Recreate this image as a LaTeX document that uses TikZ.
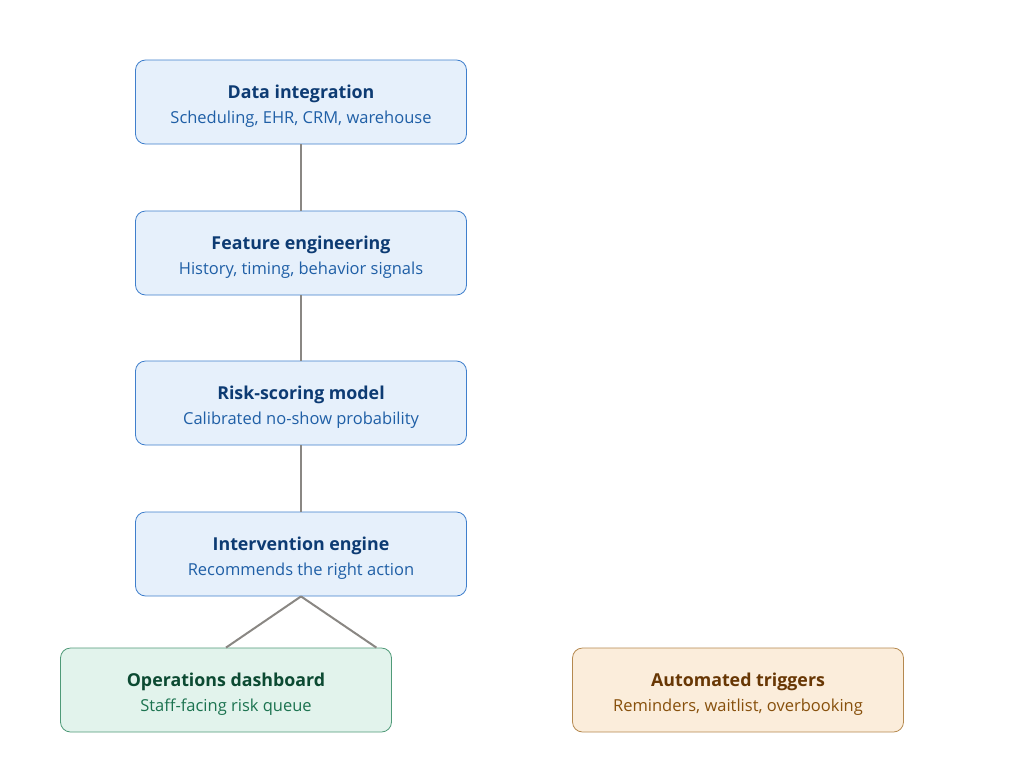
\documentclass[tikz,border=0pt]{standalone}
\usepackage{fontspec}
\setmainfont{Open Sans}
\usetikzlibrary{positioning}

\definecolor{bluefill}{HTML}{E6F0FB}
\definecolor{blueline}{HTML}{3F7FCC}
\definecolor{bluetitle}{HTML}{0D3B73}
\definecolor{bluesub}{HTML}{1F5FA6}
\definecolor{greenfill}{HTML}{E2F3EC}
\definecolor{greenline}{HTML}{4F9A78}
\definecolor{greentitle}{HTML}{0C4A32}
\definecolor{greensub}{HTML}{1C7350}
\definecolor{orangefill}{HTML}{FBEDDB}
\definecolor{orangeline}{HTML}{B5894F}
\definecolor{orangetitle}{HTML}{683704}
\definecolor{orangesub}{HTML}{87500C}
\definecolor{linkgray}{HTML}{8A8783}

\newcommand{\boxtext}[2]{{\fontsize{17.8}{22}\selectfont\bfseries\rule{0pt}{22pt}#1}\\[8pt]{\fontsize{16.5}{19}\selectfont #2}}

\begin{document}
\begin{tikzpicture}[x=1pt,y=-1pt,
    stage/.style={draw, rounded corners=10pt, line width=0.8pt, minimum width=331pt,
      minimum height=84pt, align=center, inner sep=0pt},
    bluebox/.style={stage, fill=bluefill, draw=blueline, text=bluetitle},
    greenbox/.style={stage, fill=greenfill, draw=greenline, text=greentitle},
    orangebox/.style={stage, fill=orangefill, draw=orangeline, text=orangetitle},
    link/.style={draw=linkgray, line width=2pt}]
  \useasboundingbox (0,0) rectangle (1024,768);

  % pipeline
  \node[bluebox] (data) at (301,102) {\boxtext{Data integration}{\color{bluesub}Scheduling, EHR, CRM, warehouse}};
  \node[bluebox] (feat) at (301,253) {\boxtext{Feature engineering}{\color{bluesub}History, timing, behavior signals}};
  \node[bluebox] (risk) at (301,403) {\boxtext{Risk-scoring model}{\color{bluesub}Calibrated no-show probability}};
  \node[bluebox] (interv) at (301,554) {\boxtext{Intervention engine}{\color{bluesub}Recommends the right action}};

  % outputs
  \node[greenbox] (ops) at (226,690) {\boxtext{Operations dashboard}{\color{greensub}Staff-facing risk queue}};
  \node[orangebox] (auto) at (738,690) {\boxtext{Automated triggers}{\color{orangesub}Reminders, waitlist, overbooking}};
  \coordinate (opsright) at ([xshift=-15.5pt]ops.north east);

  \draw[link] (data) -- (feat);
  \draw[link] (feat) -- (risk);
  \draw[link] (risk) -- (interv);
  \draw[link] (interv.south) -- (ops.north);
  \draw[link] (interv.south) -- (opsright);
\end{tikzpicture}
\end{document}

Instruction: Repeat only the lines from the beginning of the material through the line containing "(0,0) rectangle (1024,768);", both ends kept, leaving pictures out.

Solution to this problem:
Recreate this image as a LaTeX document that uses TikZ.
\documentclass[tikz,border=0pt]{standalone}
\usepackage{fontspec}
\setmainfont{Open Sans}
\usetikzlibrary{positioning}

\definecolor{bluefill}{HTML}{E6F0FB}
\definecolor{blueline}{HTML}{3F7FCC}
\definecolor{bluetitle}{HTML}{0D3B73}
\definecolor{bluesub}{HTML}{1F5FA6}
\definecolor{greenfill}{HTML}{E2F3EC}
\definecolor{greenline}{HTML}{4F9A78}
\definecolor{greentitle}{HTML}{0C4A32}
\definecolor{greensub}{HTML}{1C7350}
\definecolor{orangefill}{HTML}{FBEDDB}
\definecolor{orangeline}{HTML}{B5894F}
\definecolor{orangetitle}{HTML}{683704}
\definecolor{orangesub}{HTML}{87500C}
\definecolor{linkgray}{HTML}{8A8783}

\newcommand{\boxtext}[2]{{\fontsize{17.8}{22}\selectfont\bfseries\rule{0pt}{22pt}#1}\\[8pt]{\fontsize{16.5}{19}\selectfont #2}}

\begin{document}
\begin{tikzpicture}[x=1pt,y=-1pt,
    stage/.style={draw, rounded corners=10pt, line width=0.8pt, minimum width=331pt,
      minimum height=84pt, align=center, inner sep=0pt},
    bluebox/.style={stage, fill=bluefill, draw=blueline, text=bluetitle},
    greenbox/.style={stage, fill=greenfill, draw=greenline, text=greentitle},
    orangebox/.style={stage, fill=orangefill, draw=orangeline, text=orangetitle},
    link/.style={draw=linkgray, line width=2pt}]
  \useasboundingbox (0,0) rectangle (1024,768);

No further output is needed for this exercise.